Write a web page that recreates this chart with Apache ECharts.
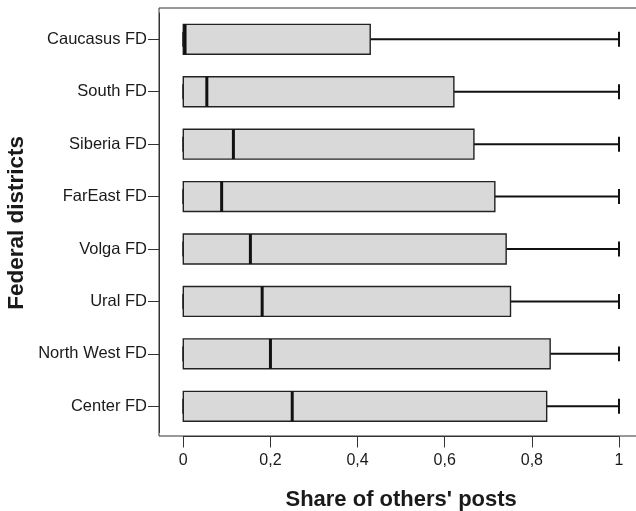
<!DOCTYPE html>
<html>
<head>
<meta charset="utf-8">
<script src="https://cdn.jsdelivr.net/npm/echarts@6/dist/echarts.min.js"></script>
<style>
html,body{margin:0;padding:0;background:#fff;}
#chart{width:636px;height:511px;}
</style>
</head>
<body>
<div id="chart"></div>
<script>
// Data (top to bottom)
var categories = ['Caucasus FD','South FD','Siberia FD','FarEast FD','Volga FD','Ural FD','North West FD','Center FD'];
var mins    = [0, 0, 0, 0, 0, 0, 0, 0];
var q1s     = [0, 0, 0, 0, 0, 0, 0, 0];
var medians = [0.004, 0.054, 0.115, 0.088, 0.154, 0.181, 0.200, 0.250];
var q3s     = [0.429, 0.621, 0.667, 0.715, 0.741, 0.751, 0.842, 0.834];
var maxs    = [1, 1, 1, 1, 1, 1, 1, 1];
var xTicks  = [0, 0.2, 0.4, 0.6, 0.8, 1];
var xTitle = "Share of others' posts";
var yTitle = 'Federal districts';

var data = categories.map(function (c, i) {
  return [i, mins[i], q1s[i], medians[i], q3s[i], maxs[i]];
});

var FONT = '"Liberation Sans", Arial, sans-serif';
var AXIS = '#333';
var TXT = '#1a1a1a';

var chart = echarts.init(document.getElementById('chart'), null, {renderer: 'canvas'});

function renderItem(params, api) {
  var cat = api.value(0);
  var pMin = api.coord([api.value(1), cat]);
  var pQ1 = api.coord([api.value(2), cat]);
  var pMed = api.coord([api.value(3), cat]);
  var pQ3 = api.coord([api.value(4), cat]);
  var pMax = api.coord([api.value(5), cat]);
  var band = api.size([0, 1])[1];
  var h = band * 0.57;
  var cap = h * 0.5;
  var cy = pQ1[1];
  var lineStyle = {stroke: '#111', lineWidth: 2};
  return {
    type: 'group',
    children: [
      {type: 'line', shape: {x1: pQ3[0], y1: cy, x2: pMax[0], y2: cy}, style: lineStyle},
      {type: 'line', shape: {x1: pMax[0], y1: cy - cap / 2, x2: pMax[0], y2: cy + cap / 2}, style: lineStyle},
      {type: 'line', shape: {x1: pMin[0], y1: cy, x2: pQ1[0], y2: cy}, style: lineStyle},
      {type: 'line', shape: {x1: pMin[0], y1: cy - cap / 2, x2: pMin[0], y2: cy + cap / 2}, style: lineStyle},
      {type: 'rect', shape: {x: pQ1[0], y: cy - h / 2, width: pQ3[0] - pQ1[0], height: h},
        style: {fill: '#d9d9d9', stroke: '#222', lineWidth: 1.4}},
      {type: 'line', shape: {x1: pMed[0], y1: cy - h / 2, x2: pMed[0], y2: cy + h / 2},
        style: {stroke: '#111', lineWidth: 3}}
    ]
  };
}

var option = {
  animation: false,
  backgroundColor: '#fff',
  grid: [
    {left: 183.3, right: 17, top: 13.1, bottom: 78.5, containLabel: false, outerBoundsMode: 'none'},
    {left: 159, top: 8, width: 520, height: 428, show: true, borderColor: AXIS, borderWidth: 1,
      backgroundColor: 'transparent', z: 0, containLabel: false, outerBoundsMode: 'none'}
  ],
  xAxis: [
    {
      type: 'value', gridIndex: 0, min: 0, max: 1, interval: 0.2,
      offset: 4,
      axisLine: {show: true, onZero: false, lineStyle: {color: AXIS, width: 1}},
      axisTick: {show: true, length: 11, lineStyle: {color: AXIS, width: 1}},
      splitLine: {show: false},
      axisLabel: {
        margin: 16, color: TXT, fontSize: 16, fontFamily: FONT,
        formatter: function (v) {
          var idx = xTicks.indexOf(Math.round(v * 10) / 10);
          return String(idx >= 0 ? xTicks[idx] : v).replace('.', ',');
        }
      },
      name: xTitle, nameLocation: 'middle', nameGap: 52,
      nameTextStyle: {fontSize: 22, fontWeight: 'bold', color: TXT, fontFamily: FONT}
    },
    {type: 'value', gridIndex: 1, show: false, min: 0, max: 1}
  ],
  yAxis: [
    {
      type: 'category', gridIndex: 0, data: categories, inverse: true,
      offset: 24.3,
      axisLine: {show: true, onZero: false, lineStyle: {color: AXIS, width: 1}},
      axisTick: {show: true, length: 11, alignWithLabel: true, lineStyle: {color: AXIS, width: 1}},
      axisLabel: {margin: 12, color: TXT, fontSize: 16.5, fontFamily: FONT},
      name: yTitle, nameLocation: 'middle', nameGap: 131, nameMoveOverlap: false,
      nameTextStyle: {fontSize: 22.5, fontWeight: 'bold', color: TXT, fontFamily: FONT}
    },
    {type: 'value', gridIndex: 1, show: false, min: 0, max: 1}
  ],
  series: [{
    type: 'custom',
    xAxisIndex: 0, yAxisIndex: 0,
    renderItem: renderItem,
    encode: {x: [1, 2, 3, 4, 5], y: 0},
    data: data,
    z: 5
  }]
};
chart.setOption(option);
</script>
</body>
</html>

## Goal:
Repeat, word for word and with no pictures, only the lines running from the beginning of the data to the line that contains "var yTitle = 'Federal districts';".

## Answer to this problem:
Write a web page that recreates this chart with Apache ECharts.
<!DOCTYPE html>
<html>
<head>
<meta charset="utf-8">
<script src="https://cdn.jsdelivr.net/npm/echarts@6/dist/echarts.min.js"></script>
<style>
html,body{margin:0;padding:0;background:#fff;}
#chart{width:636px;height:511px;}
</style>
</head>
<body>
<div id="chart"></div>
<script>
// Data (top to bottom)
var categories = ['Caucasus FD','South FD','Siberia FD','FarEast FD','Volga FD','Ural FD','North West FD','Center FD'];
var mins    = [0, 0, 0, 0, 0, 0, 0, 0];
var q1s     = [0, 0, 0, 0, 0, 0, 0, 0];
var medians = [0.004, 0.054, 0.115, 0.088, 0.154, 0.181, 0.200, 0.250];
var q3s     = [0.429, 0.621, 0.667, 0.715, 0.741, 0.751, 0.842, 0.834];
var maxs    = [1, 1, 1, 1, 1, 1, 1, 1];
var xTicks  = [0, 0.2, 0.4, 0.6, 0.8, 1];
var xTitle = "Share of others' posts";
var yTitle = 'Federal districts';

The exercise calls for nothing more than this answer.